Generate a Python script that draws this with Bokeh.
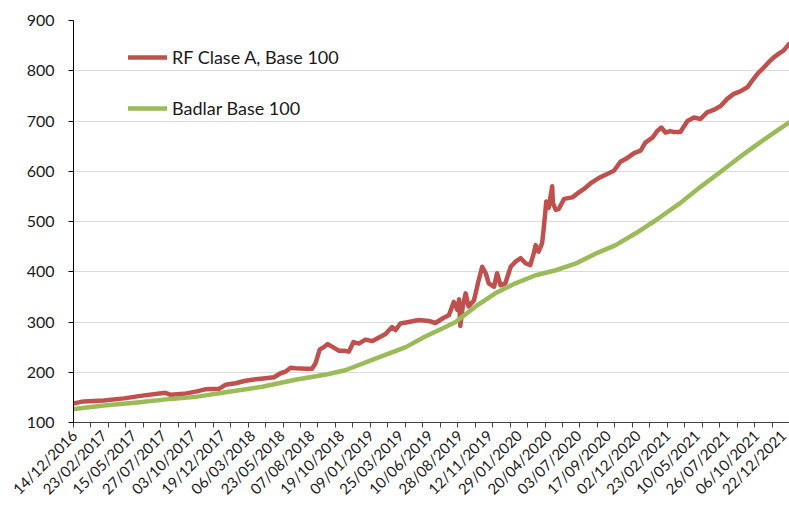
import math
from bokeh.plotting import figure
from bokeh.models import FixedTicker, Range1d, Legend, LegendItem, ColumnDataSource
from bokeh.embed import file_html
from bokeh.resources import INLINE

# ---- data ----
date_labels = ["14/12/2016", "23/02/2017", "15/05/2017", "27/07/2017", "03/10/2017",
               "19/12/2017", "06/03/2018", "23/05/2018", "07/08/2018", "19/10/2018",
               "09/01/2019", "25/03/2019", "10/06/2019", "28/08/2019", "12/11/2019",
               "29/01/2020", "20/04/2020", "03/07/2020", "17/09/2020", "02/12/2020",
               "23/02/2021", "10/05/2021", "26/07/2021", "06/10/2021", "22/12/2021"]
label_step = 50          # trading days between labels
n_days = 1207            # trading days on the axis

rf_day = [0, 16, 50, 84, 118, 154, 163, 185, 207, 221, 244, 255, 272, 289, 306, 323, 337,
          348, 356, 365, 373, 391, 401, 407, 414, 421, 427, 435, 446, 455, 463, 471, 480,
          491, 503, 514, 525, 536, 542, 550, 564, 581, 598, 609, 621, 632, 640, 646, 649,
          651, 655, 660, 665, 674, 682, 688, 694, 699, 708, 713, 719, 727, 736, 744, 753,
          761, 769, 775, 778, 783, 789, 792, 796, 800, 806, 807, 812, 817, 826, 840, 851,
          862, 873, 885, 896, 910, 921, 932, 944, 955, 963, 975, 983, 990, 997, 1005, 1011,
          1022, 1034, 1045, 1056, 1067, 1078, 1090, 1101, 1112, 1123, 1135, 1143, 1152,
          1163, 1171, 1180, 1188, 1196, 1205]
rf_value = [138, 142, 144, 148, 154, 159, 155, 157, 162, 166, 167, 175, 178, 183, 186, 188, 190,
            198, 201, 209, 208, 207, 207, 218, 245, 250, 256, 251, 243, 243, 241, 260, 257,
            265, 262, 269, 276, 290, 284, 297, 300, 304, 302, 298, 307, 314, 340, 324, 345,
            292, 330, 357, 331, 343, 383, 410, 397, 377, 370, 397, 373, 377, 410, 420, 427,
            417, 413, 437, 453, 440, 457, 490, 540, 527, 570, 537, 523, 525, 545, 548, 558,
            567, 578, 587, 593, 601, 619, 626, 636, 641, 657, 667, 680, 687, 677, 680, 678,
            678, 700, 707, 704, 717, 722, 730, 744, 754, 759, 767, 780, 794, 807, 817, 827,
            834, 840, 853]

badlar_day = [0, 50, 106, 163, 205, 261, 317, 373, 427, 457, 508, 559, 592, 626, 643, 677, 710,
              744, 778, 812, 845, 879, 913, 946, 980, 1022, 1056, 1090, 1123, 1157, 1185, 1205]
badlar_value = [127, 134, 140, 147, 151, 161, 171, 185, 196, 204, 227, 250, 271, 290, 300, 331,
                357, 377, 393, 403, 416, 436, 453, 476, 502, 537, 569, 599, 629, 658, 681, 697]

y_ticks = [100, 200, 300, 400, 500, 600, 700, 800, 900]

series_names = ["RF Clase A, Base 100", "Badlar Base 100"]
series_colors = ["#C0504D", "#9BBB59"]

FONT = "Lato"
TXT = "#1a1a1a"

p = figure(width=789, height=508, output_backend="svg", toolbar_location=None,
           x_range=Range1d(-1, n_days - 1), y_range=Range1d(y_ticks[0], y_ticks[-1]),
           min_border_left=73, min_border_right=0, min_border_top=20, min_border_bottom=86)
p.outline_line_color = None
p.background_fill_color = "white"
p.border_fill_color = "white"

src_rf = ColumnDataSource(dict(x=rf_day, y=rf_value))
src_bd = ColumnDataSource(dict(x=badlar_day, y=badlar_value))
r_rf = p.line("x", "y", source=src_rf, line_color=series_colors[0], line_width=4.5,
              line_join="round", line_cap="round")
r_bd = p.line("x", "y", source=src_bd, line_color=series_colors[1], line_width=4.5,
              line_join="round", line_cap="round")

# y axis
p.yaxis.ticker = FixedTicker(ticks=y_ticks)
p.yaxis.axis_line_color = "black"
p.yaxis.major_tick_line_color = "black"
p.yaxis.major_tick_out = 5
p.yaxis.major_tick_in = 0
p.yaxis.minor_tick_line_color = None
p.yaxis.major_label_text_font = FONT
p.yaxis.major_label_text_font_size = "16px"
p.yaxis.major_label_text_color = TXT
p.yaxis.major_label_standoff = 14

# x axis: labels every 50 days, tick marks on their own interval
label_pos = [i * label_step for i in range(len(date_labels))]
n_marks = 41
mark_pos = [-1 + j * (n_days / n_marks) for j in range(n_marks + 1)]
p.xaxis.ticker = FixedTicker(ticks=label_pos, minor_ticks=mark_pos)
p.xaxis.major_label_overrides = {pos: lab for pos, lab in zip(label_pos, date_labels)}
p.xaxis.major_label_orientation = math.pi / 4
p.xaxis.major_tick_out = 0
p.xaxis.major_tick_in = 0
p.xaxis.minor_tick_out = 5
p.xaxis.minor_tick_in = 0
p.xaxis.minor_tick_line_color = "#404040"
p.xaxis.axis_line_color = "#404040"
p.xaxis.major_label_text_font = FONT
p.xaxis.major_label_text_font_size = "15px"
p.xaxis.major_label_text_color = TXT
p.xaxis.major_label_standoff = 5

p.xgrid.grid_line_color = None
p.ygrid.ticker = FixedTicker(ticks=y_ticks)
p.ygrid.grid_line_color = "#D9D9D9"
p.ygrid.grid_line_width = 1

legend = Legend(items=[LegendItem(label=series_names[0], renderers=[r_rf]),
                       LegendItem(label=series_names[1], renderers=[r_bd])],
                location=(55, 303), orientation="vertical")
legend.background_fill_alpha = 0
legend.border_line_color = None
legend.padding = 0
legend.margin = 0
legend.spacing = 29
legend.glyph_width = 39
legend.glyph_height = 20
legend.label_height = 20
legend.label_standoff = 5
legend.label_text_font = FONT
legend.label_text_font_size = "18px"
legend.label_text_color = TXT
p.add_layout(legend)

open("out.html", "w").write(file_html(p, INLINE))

[Aim]:
Restate the data word for word from its first line through the line with "from bokeh.resources import INLINE", leaving out any picture along the way.

[Task result]:
Generate a Python script that draws this with Bokeh.
import math
from bokeh.plotting import figure
from bokeh.models import FixedTicker, Range1d, Legend, LegendItem, ColumnDataSource
from bokeh.embed import file_html
from bokeh.resources import INLINE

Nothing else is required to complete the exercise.